Source records:
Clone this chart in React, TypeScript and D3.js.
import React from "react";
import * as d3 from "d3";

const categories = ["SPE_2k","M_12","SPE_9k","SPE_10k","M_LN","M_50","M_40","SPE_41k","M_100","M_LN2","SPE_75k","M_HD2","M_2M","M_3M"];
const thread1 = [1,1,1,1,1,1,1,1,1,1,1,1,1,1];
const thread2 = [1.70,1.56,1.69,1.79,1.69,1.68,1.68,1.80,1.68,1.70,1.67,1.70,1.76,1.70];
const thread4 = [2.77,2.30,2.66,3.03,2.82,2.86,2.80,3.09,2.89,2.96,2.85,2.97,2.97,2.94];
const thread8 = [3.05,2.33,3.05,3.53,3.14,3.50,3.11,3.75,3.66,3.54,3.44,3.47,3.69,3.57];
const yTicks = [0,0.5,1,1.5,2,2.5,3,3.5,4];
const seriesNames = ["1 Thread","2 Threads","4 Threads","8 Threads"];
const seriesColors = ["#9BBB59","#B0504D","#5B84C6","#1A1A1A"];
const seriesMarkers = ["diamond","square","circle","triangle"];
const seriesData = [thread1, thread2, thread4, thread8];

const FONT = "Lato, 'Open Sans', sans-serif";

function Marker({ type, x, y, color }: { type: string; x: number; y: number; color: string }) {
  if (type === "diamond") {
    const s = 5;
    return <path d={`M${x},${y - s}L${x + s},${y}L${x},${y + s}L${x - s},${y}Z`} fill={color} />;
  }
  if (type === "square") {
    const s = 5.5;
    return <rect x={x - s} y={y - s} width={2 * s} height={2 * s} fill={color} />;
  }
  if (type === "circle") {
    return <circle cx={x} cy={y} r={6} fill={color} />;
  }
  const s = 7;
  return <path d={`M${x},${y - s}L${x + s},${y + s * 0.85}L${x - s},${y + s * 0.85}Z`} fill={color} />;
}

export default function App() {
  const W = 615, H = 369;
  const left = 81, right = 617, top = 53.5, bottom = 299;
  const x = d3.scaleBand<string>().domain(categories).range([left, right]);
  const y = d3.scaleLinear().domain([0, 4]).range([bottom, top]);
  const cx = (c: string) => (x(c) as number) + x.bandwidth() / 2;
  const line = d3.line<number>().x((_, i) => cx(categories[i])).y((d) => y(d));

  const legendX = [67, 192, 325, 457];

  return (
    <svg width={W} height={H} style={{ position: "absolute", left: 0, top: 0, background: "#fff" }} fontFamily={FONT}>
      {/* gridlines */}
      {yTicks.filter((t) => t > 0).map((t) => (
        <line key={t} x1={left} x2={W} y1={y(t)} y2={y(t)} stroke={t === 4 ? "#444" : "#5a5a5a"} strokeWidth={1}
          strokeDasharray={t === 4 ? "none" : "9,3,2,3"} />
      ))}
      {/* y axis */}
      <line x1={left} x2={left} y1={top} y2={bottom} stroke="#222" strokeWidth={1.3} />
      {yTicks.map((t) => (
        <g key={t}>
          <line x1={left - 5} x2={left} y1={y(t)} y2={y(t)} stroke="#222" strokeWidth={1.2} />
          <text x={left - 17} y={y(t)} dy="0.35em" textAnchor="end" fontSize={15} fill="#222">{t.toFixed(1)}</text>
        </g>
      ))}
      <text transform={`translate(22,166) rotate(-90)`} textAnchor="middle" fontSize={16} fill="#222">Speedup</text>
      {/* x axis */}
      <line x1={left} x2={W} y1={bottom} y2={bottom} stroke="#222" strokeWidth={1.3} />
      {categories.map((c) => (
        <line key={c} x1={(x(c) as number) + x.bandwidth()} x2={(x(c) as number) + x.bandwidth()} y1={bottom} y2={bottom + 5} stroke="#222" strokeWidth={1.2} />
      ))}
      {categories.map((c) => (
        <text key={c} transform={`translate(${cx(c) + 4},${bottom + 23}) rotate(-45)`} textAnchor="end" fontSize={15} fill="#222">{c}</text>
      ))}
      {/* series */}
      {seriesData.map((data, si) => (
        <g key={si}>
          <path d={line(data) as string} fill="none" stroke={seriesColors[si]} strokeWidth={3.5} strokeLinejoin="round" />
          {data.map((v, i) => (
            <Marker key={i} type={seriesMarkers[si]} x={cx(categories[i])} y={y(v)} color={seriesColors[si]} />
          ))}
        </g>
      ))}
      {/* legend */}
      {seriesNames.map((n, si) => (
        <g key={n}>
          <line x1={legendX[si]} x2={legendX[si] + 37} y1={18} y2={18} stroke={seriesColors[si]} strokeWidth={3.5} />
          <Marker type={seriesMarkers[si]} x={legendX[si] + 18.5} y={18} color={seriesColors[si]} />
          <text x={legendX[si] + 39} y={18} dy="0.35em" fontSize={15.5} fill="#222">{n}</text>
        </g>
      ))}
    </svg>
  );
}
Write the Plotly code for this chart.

--

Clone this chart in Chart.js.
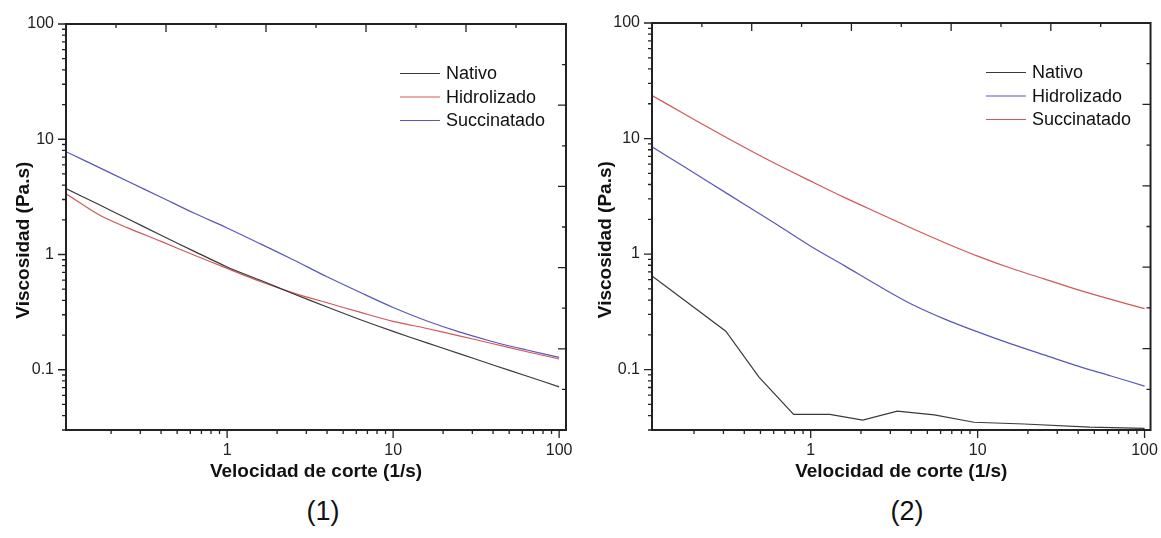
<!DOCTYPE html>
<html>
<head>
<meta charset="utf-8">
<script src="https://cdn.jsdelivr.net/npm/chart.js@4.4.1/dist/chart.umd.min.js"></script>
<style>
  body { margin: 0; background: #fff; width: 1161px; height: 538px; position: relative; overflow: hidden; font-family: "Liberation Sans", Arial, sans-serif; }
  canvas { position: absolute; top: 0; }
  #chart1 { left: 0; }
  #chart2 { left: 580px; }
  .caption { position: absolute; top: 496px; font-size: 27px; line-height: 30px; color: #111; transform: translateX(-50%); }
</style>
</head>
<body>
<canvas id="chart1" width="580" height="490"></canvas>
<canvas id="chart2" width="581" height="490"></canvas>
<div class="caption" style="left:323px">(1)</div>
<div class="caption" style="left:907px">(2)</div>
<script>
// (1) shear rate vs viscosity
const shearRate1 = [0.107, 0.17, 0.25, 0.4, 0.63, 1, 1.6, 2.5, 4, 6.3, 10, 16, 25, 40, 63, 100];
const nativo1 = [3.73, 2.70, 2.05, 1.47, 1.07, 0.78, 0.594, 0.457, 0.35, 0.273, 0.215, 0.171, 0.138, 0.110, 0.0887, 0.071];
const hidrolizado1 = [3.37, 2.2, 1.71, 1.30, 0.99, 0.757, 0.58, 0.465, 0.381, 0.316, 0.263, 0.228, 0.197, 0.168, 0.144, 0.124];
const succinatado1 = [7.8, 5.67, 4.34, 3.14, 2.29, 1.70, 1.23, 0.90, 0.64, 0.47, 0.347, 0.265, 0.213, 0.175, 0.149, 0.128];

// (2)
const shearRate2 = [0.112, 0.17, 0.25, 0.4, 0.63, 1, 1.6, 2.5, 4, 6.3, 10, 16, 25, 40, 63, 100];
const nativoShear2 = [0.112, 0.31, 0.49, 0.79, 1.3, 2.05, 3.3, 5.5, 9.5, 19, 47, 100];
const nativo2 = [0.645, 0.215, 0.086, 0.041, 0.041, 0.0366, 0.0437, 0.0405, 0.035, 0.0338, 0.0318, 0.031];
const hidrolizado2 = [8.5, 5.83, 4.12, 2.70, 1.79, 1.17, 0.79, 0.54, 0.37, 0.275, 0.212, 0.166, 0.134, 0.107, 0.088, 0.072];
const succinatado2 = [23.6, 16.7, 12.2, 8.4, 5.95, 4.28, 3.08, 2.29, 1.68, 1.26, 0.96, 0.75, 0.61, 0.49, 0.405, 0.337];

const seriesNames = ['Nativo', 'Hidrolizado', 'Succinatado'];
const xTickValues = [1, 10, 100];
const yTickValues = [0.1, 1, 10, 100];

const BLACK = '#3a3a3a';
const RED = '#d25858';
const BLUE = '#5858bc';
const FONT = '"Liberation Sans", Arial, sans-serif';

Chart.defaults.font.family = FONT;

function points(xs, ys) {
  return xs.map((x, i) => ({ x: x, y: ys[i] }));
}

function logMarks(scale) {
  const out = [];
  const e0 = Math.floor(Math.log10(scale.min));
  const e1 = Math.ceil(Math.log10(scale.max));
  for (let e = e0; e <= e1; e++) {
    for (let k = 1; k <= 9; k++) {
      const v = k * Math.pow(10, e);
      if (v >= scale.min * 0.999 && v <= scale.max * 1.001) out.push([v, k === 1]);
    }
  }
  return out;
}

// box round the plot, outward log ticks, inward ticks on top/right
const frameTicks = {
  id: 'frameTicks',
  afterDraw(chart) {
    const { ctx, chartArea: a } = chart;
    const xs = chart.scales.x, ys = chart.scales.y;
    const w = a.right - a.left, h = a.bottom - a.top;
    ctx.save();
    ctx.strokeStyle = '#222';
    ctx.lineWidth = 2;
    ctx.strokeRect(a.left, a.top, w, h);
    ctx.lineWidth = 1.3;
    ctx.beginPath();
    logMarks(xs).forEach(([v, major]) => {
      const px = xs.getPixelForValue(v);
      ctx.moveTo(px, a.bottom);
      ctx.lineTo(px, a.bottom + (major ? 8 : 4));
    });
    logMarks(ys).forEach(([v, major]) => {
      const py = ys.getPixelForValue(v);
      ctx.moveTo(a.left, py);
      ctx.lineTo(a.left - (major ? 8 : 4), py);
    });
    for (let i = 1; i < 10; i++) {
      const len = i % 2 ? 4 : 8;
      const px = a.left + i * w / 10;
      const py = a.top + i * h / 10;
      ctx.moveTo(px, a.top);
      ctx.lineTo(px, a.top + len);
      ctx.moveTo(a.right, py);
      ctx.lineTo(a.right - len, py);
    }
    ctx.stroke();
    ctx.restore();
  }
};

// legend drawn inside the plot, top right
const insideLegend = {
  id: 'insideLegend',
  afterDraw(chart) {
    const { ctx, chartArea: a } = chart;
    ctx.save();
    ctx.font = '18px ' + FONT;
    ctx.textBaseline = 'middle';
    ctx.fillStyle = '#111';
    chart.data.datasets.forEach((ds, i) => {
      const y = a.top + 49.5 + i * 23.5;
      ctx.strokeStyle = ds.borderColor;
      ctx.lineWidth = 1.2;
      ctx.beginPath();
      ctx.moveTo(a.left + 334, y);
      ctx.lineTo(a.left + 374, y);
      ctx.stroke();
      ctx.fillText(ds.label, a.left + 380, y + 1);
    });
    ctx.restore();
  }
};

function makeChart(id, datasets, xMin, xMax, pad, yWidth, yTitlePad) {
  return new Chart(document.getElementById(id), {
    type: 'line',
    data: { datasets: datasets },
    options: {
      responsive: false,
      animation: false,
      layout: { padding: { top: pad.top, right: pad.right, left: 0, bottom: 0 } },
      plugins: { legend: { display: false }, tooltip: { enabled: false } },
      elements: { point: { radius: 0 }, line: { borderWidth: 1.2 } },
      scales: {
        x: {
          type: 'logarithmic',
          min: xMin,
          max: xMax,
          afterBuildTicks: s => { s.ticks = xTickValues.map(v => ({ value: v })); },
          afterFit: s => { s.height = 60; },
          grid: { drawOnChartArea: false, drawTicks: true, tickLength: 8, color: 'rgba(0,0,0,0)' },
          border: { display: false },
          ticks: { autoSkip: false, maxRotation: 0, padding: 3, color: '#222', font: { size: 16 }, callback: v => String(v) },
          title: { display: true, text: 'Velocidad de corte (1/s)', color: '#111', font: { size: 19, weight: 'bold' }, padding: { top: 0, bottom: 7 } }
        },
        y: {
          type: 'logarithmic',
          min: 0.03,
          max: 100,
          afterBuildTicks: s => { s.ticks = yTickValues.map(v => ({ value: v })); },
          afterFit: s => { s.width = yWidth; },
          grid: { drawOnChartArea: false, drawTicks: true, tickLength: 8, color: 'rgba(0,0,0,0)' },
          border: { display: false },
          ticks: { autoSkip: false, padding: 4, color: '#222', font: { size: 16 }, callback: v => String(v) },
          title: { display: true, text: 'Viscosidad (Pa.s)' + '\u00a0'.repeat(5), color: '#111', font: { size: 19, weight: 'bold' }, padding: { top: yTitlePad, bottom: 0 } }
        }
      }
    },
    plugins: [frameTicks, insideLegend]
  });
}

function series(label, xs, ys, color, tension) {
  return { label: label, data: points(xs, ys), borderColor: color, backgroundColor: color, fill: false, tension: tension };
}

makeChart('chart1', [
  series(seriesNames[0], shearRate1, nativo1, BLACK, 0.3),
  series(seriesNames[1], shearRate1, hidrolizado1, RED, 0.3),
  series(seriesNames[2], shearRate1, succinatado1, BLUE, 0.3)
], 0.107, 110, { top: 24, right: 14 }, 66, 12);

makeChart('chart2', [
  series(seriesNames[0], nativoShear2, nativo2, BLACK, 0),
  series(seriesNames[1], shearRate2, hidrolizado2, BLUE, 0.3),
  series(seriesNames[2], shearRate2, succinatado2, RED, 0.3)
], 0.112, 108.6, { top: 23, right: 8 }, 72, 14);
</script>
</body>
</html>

Given exercise:
Copy verbatim the line that contains "Clone this chart in React, TypeScript", the line that contains "import * as", and all lines between them.

Correct response:
Clone this chart in React, TypeScript and D3.js.
import React from "react";
import * as d3 from "d3";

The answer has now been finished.